Matthew 4:10 10 Jesus said to him, “Away with you, Satan! for it is written, ‘Worship the Lord your God, and serve only him.'”
This is the nail in the coffin because as I briefly mentioned before, this response from Jesus shifts from referencing the past to referencing the future. His quote of course comes from Deuteronomy 6:10-13 Which is all about not forgetting God when you enter the promised land.
So Deuteronomy is certainly a summary, but is also (as it is here), prophecy. Again, Jesus is after all quoting the words of Moses the great prophet. As a prophet, Moses tends not to warn Israel of things that are not going to happen but of things that he knows is going to happen. So you see, it actually foreshadows Israel’s indifference first recorded in Judges 6:7-10
Moses words prophesied the failure of Israel, Jesus’ words again mark his victory where Israel failed but also as the new Moses, the founder of the new Israel, Christ’s words foreshadows the eternal victory that will be won.

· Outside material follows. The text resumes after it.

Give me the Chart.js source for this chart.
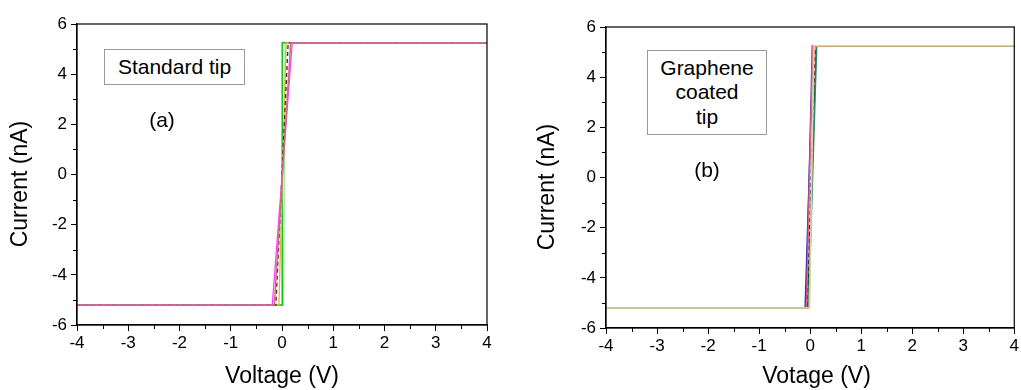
<!DOCTYPE html>
<html><head><meta charset="utf-8">
<script src="https://cdn.jsdelivr.net/npm/chart.js@4.4.0/dist/chart.umd.min.js"></script>
<style>
html,body{margin:0;padding:0;background:#fff;width:1021px;height:390px;overflow:hidden;font-family:"Liberation Sans",Arial,sans-serif;}
#wrap{position:relative;width:1021px;height:390px;}
canvas{position:absolute;top:0;}
.note{position:absolute;font-size:21px;color:#000;text-align:center;line-height:24px;}
.box{border:1px solid #9a9a9a;box-sizing:border-box;display:flex;align-items:center;justify-content:center;flex-direction:column;background:#fff;}
</style></head>
<body><div id="wrap">
<canvas id="ca" width="510" height="390" style="left:0"></canvas>
<canvas id="cb" width="511" height="390" style="left:510px"></canvas>
<div class="note box" style="left:104px;top:49px;width:141px;height:36px;">Standard tip</div>
<div class="note" style="left:132px;top:108px;width:60px;">(a)</div>
<div class="note box" style="left:647px;top:50px;width:120px;height:85px;line-height:24.5px;"><span>Graphene</span><span>coated</span><span>tip</span></div>
<div class="note" style="left:677px;top:158px;width:60px;">(b)</div>
</div>
<script>
// ---- Data: panel (a) standard tip, I-V traces (V in volts, I in nA) ----
const stdLightGreenV = [-4, 0.03, 0.06, 4];
const stdLightGreenI = [-5.2, -5.2, 5.25, 5.25];
const stdGreenV = [-4, 0.0, 0.005, 4];
const stdGreenI = [-5.2, -5.2, 5.25, 5.25];
const stdOliveV = [-4, -0.06, 0.08, 4];
const stdOliveI = [-5.2, -5.2, 5.25, 5.25];
const stdBrownV = [-4, -0.12, 0.12, 4];
const stdBrownI = [-5.2, -5.2, 5.25, 5.25];
const stdMagentaV = [-4, -0.19, 0.2, 4];
const stdMagentaI = [-5.2, -5.2, 5.25, 5.25];
const stdRoseV = [-4, -0.15, 0.17, 4];
const stdRoseI = [-5.2, -5.2, 5.25, 5.25];

// ---- Data: panel (b) graphene coated tip ----
const grBlueV = [-4, -0.1, 0.06, 4];
const grBlueI = [-5.2, -5.2, 5.25, 5.25];
const grPurpleV = [-4, -0.08, 0.04, 4];
const grPurpleI = [-5.2, -5.2, 5.25, 5.25];
const grGreenV = [-4, -0.05, 0.12, 4];
const grGreenI = [-5.2, -5.2, 5.25, 5.25];
const grBlackV = [-4, -0.06, 0.1, 4];
const grBlackI = [-5.2, -5.2, 5.25, 5.25];
const grTealV = [-4, -0.03, 0.13, 4];
const grTealI = [-5.2, -5.2, 5.25, 5.25];
const grPinkV = [-4, -0.07, 0.05, 4];
const grPinkI = [-5.2, -5.2, 5.25, 5.25];
const grOrangeV = [-4, -0.02, 0.08, 4];
const grOrangeI = [-5.2, -5.2, 5.25, 5.25];
const grKhakiV = [-4, -0.01, 0.07, 4];
const grKhakiI = [-5.2, -5.2, 5.25, 5.25];

const xTickValues = [-4, -3, -2, -1, 0, 1, 2, 3, 4];
const yTickValues = [-6, -4, -2, 0, 2, 4, 6];

const FONT = '"Liberation Sans", Arial, sans-serif';

function pts(V, I) { return V.map((v, i) => ({ x: v, y: I[i] })); }
// drawing order: first in list is drawn first (underneath)
function ds(V, I, color, width, dash, k) {
  return { data: pts(V, I), borderColor: color, borderWidth: width || 1.3, borderDash: dash || [],
           showLine: true, pointRadius: 0, fill: false, tension: 0, order: 100 - k };
}

const framePlugin = {
  id: 'frame',
  afterDraw(chart) {
    const { ctx, chartArea: a, scales } = chart;
    ctx.save();
    ctx.strokeStyle = '#000';
    ctx.lineWidth = 1.2;
    ctx.strokeRect(a.left, a.top, a.right - a.left, a.bottom - a.top);
    ctx.lineWidth = 1;
    ctx.beginPath();
    for (let v = -3.5; v < 4; v += 1) {
      const px = Math.round(scales.x.getPixelForValue(v)) + 0.5;
      ctx.moveTo(px, a.bottom); ctx.lineTo(px, a.bottom + 4);
    }
    for (let v = -5; v < 6; v += 2) {
      const py = Math.round(scales.y.getPixelForValue(v)) + 0.5;
      ctx.moveTo(a.left, py); ctx.lineTo(a.left - 4, py);
    }
    ctx.stroke();
    ctx.restore();
  }
};

function makeChart(id, datasets, opt) {
  return new Chart(document.getElementById(id), {
    type: 'scatter',
    data: { datasets },
    plugins: [framePlugin],
    options: {
      responsive: false, animation: false, devicePixelRatio: 1, events: [],
      layout: { padding: { left: 0, top: opt.top, right: opt.right, bottom: 0 } },
      plugins: { legend: { display: false }, tooltip: { enabled: false } },
      scales: {
        x: {
          type: 'linear', min: -4, max: 4,
          afterFit(s) { s.height = opt.xh; },
          afterBuildTicks(s) { s.ticks = xTickValues.map(v => ({ value: v })); },
          ticks: { color: '#000', font: { family: FONT, size: 17 }, padding: 2, maxRotation: 0, callback: v => String(v) },
          grid: { drawOnChartArea: false, tickLength: 6, color: '#000', tickColor: '#000' },
          border: { color: '#000', width: 1.2 },
          title: { display: true, text: opt.xTitle, color: '#000', font: { family: FONT, size: 23 }, padding: { top: 0, bottom: 0 } }
        },
        y: {
          type: 'linear', min: -6, max: 6,
          afterFit(s) { s.width = opt.yw; },
          afterBuildTicks(s) { s.ticks = yTickValues.map(v => ({ value: v })); },
          ticks: { color: '#000', font: { family: FONT, size: 17 }, padding: 4, callback: v => String(v) },
          grid: { drawOnChartArea: false, tickLength: 6, color: '#000', tickColor: '#000' },
          border: { color: '#000', width: 1.2 },
          title: { display: true, text: 'Current (nA)\u00a0\u00a0\u00a0', color: '#000', font: { family: FONT, size: 23 }, padding: { top: opt.ytp, bottom: 0 } }
        }
      }
    }
  });
}

makeChart('ca', [
  ds(stdLightGreenV, stdLightGreenI, '#9ee89e', 1.3, null, 0),
  ds(stdGreenV, stdGreenI, '#1fbf1f', 1.6, null, 1),
  ds(stdOliveV, stdOliveI, '#c8c050', 1.3, null, 2),
  ds(stdBrownV, stdBrownI, '#7a1a1a', 1.4, [4, 3], 3),
  ds(stdMagentaV, stdMagentaI, '#ff40ff', 1.3, null, 4),
  ds(stdRoseV, stdRoseI, '#c46e88', 1.5, null, 5)
], { top: 24, right: 23, xh: 65, yw: 77, ytp: 7, xTitle: 'Voltage (V)' });

makeChart('cb', [
  ds(grBlueV, grBlueI, '#2030c0', 1.3, null, 0),
  ds(grPurpleV, grPurpleI, '#8030a0', 1.3, null, 1),
  ds(grGreenV, grGreenI, '#207020', 1.3, null, 2),
  ds(grBlackV, grBlackI, '#202020', 1.3, [4, 3], 3),
  ds(grTealV, grTealI, '#2a8080', 1.3, null, 4),
  ds(grPinkV, grPinkI, '#e060a0', 1.3, null, 5),
  ds(grOrangeV, grOrangeI, '#f0a040', 1.3, null, 6),
  ds(grKhakiV, grKhakiI, '#d2d8a4', 1.5, null, 7)
], { top: 27, right: 5, xh: 62, yw: 96, ytp: 24, xTitle: '\u00a0\u00a0Votage (V)' });
</script>
</body></html>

It’s like Moses = negative prediction. Jesus = victorious prediction. Kind of summarizes the whole salvation by law v salvation by grace thing eh?
Jesus goes to the cross as the holy unblemished sacrifice whom pays the price and reverses the deed that all in him might be….Holy. Christ then maintains his holiness where we are unfaithful. Matthew claims Jesus’ purpose is to reverse Israel’s history and thus he fulfils Israel’s story. He demonstrates himself to be the true son and the true Israel and in that sense he redeems Israel, by creating a new one.
Matthew’s Jewish colleague Paul,the ex-Pharisee says; Romans 1:16-17 16 For I am not ashamed of the gospel; it is the power of God for salvation to everyone who has faith, to the Jew first and also to the Greek. 17 For in it the righteousness of God is revealed through faith for faith; as it is written, “The one who is righteous will live by faith.”
I think one of the most beautiful words in the English language is the word ‘everyone.’
3. And Angels Came.
Matthew 4:11 Then the devil left him, and suddenly angels came and waited on him.
There you have it, Satan is defeated, he’s run out of tricks and most of all, he has shown himself to be a lesser being. He has no choice, he flees. At that moment, the first two tests of the father’s provision and his presence with his beloved are answered as Jesus is attended by angels.
God’s beloved are attended by his angels who are not sons, who are not daughters, but created to be servants of God only, and he would have them wait on us his beloved.
Why do you think Satan fell?
But what- or who is he envious of? You and me.
As high as he was, he was created to be a servant only. He has never, and will never know what it is like to be the beloved. So he thinks “if I can’t have it, no one else will,” and ever tries to steal our identity as children of God. But he is not so crafty that he is beyond fear.
Because he knows something we often forget;
In the end he loses.
Greater is he that is in you than he who is in the world.